To understand how the genre has become the far-reaching commercial phenomenon that it is today, Hill explores how various players within the country music fold have grappled with the notion of place. He shows both how the industry has transformed the city of Nashville and how country music—through song lyrics, imagery associated with the music, and branding—has reshaped ideas about the American landscape and character. As the genre underwent significant change in the last decades of the twentieth century, those who sought to explain its new styles and new locations relied on a traditional theme: "You can take the boy out of the country, but you can't take the country out of the boy." Hill demonstrates how this idea—that you can still be "country" while no longer living in a rural place—has been used to expand country's commercial appeal and establish a permanent home in the urban space of Nashville.
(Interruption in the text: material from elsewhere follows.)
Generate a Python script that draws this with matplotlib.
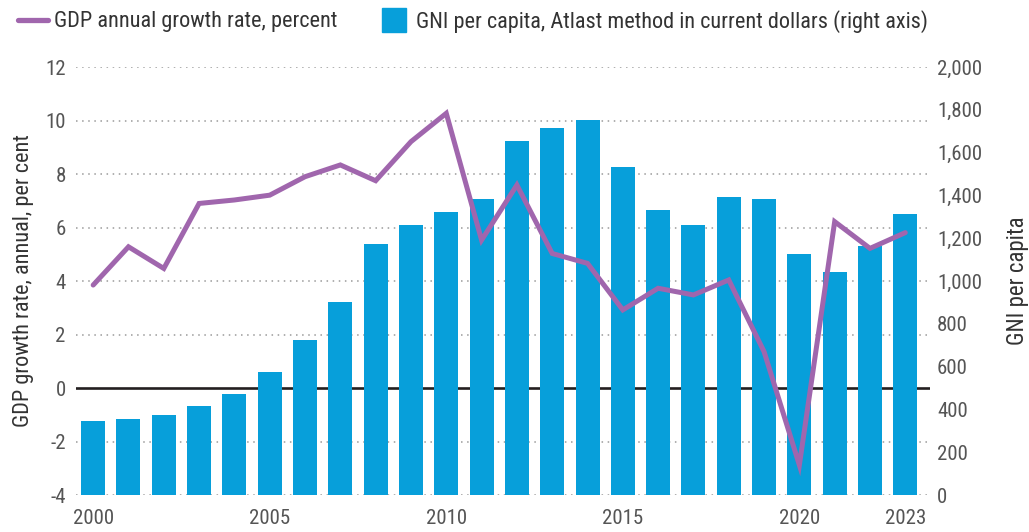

In a clear writing style, Hill links country's construction of an 'ordinary folks' American identity to the racial politics and urban policy of the late twentieth century in a compelling way.'—Diane Pecknold, author of The Selling Sound: The Rise of the Country Music Industry
'In his sophisticated focus on the importance of a constructed and affective 'home' in both creating and defining a fan base, Hill breaks new ground in the scholarship of country music—and popular music studies more generally. This is one of those books that has the ability to make readers—including students—sit up and realize that meaning is created in a myriad of places, in a myriad of ways, all in noisy conversation with each other.'—Rachel Rubin, author of Well Met: Renaissance Faires and the American Counterculture
'Hill's tone and knack for cultural and historical context help create a narrative that is illuminating and rich in detail. . . . Hill tells this story in masterfully paced chapters that are well-researched and thought-provoking.'—Popmatters
'Jeremy Hill provides interesting insights into the culture that gave rise to and continues to support country music. . . . Hill's copious endnotes are particularly valuable for their detailed annotations. Highly recommended.'—Choice
'Hill's book is a cautionary tale for community leaders in deindustrialized towns throughout the Appalachian coalfields and the U.S. Midwest who might find themselves stuck in outmoded ways of thinking about their local economies and who might prefer to lament the loss of mining and manufacturing jobs than to welcome a new creative economy.'—Notes, Quarterly Journal of the Music Library Association
Jeremy Hill, who earned a PhD in American studies from George Washington University, is an independent scholar who lives in Chicago.